Provided material →
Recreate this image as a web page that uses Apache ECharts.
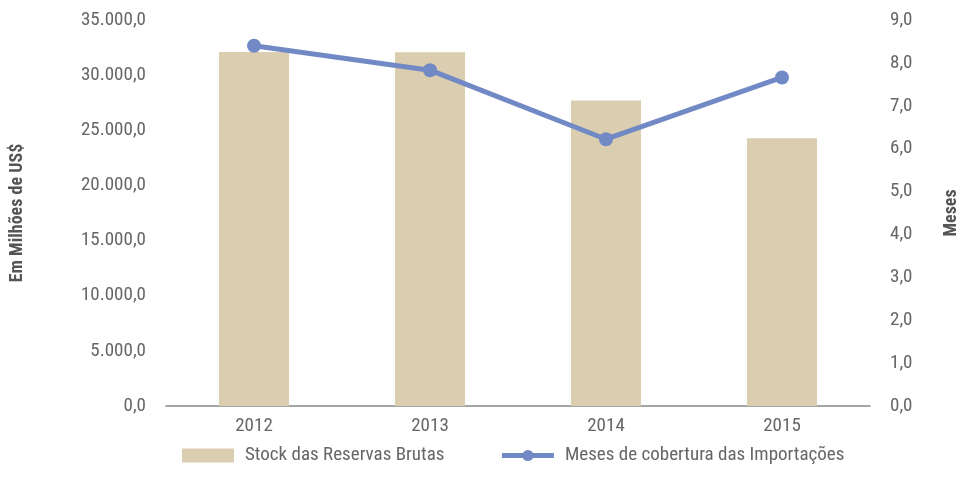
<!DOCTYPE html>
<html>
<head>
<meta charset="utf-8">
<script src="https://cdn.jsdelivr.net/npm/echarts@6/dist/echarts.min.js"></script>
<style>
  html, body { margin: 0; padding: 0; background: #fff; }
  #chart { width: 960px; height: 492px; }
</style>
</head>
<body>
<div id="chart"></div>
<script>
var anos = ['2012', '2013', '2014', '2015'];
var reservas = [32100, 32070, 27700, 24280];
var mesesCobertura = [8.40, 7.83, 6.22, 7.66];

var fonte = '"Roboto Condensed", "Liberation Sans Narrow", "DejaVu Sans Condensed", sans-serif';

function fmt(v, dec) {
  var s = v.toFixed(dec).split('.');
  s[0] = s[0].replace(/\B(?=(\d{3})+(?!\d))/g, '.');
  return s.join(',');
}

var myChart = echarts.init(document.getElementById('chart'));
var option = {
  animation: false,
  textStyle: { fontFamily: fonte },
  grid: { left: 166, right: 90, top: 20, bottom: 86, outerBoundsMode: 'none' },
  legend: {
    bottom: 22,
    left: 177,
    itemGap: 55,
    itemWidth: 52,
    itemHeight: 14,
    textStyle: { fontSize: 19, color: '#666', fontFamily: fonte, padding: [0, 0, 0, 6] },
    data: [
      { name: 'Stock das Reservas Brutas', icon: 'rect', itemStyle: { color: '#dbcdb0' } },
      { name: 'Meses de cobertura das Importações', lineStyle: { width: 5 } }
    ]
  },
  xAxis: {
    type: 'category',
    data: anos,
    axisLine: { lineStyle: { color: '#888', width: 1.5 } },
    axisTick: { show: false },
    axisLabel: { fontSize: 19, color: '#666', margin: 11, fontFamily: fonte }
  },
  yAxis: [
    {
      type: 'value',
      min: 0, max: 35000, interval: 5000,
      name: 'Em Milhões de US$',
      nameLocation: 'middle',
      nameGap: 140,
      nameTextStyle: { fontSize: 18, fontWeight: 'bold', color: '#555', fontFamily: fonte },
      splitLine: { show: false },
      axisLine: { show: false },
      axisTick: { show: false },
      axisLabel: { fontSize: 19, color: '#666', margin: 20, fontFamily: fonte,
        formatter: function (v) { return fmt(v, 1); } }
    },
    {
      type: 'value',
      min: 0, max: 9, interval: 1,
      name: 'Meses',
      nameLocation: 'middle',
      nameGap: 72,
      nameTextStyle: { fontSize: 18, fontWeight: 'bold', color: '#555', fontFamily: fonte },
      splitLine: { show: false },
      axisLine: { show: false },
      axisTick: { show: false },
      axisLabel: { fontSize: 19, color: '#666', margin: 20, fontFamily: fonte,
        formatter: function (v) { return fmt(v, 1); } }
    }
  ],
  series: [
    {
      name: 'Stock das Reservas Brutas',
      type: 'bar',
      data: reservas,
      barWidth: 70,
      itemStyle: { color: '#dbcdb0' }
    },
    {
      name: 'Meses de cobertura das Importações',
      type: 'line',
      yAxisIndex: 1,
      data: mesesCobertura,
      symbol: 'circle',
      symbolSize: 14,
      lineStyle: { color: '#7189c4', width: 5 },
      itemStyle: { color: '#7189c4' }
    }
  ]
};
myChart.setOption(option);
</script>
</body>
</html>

Exercise task → Images should not appear in the copy; retype the listing above exactly.

The answer →
Recreate this image as a web page that uses Apache ECharts.
<!DOCTYPE html>
<html>
<head>
<meta charset="utf-8">
<script src="https://cdn.jsdelivr.net/npm/echarts@6/dist/echarts.min.js"></script>
<style>
  html, body { margin: 0; padding: 0; background: #fff; }
  #chart { width: 960px; height: 492px; }
</style>
</head>
<body>
<div id="chart"></div>
<script>
var anos = ['2012', '2013', '2014', '2015'];
var reservas = [32100, 32070, 27700, 24280];
var mesesCobertura = [8.40, 7.83, 6.22, 7.66];

var fonte = '"Roboto Condensed", "Liberation Sans Narrow", "DejaVu Sans Condensed", sans-serif';

function fmt(v, dec) {
  var s = v.toFixed(dec).split('.');
  s[0] = s[0].replace(/\B(?=(\d{3})+(?!\d))/g, '.');
  return s.join(',');
}

var myChart = echarts.init(document.getElementById('chart'));
var option = {
  animation: false,
  textStyle: { fontFamily: fonte },
  grid: { left: 166, right: 90, top: 20, bottom: 86, outerBoundsMode: 'none' },
  legend: {
    bottom: 22,
    left: 177,
    itemGap: 55,
    itemWidth: 52,
    itemHeight: 14,
    textStyle: { fontSize: 19, color: '#666', fontFamily: fonte, padding: [0, 0, 0, 6] },
    data: [
      { name: 'Stock das Reservas Brutas', icon: 'rect', itemStyle: { color: '#dbcdb0' } },
      { name: 'Meses de cobertura das Importações', lineStyle: { width: 5 } }
    ]
  },
  xAxis: {
    type: 'category',
    data: anos,
    axisLine: { lineStyle: { color: '#888', width: 1.5 } },
    axisTick: { show: false },
    axisLabel: { fontSize: 19, color: '#666', margin: 11, fontFamily: fonte }
  },
  yAxis: [
    {
      type: 'value',
      min: 0, max: 35000, interval: 5000,
      name: 'Em Milhões de US$',
      nameLocation: 'middle',
      nameGap: 140,
      nameTextStyle: { fontSize: 18, fontWeight: 'bold', color: '#555', fontFamily: fonte },
      splitLine: { show: false },
      axisLine: { show: false },
      axisTick: { show: false },
      axisLabel: { fontSize: 19, color: '#666', margin: 20, fontFamily: fonte,
        formatter: function (v) { return fmt(v, 1); } }
    },
    {
      type: 'value',
      min: 0, max: 9, interval: 1,
      name: 'Meses',
      nameLocation: 'middle',
      nameGap: 72,
      nameTextStyle: { fontSize: 18, fontWeight: 'bold', color: '#555', fontFamily: fonte },
      splitLine: { show: false },
      axisLine: { show: false },
      axisTick: { show: false },
      axisLabel: { fontSize: 19, color: '#666', margin: 20, fontFamily: fonte,
        formatter: function (v) { return fmt(v, 1); } }
    }
  ],
  series: [
    {
      name: 'Stock das Reservas Brutas',
      type: 'bar',
      data: reservas,
      barWidth: 70,
      itemStyle: { color: '#dbcdb0' }
    },
    {
      name: 'Meses de cobertura das Importações',
      type: 'line',
      yAxisIndex: 1,
      data: mesesCobertura,
      symbol: 'circle',
      symbolSize: 14,
      lineStyle: { color: '#7189c4', width: 5 },
      itemStyle: { color: '#7189c4' }
    }
  ]
};
myChart.setOption(option);
</script>
</body>
</html>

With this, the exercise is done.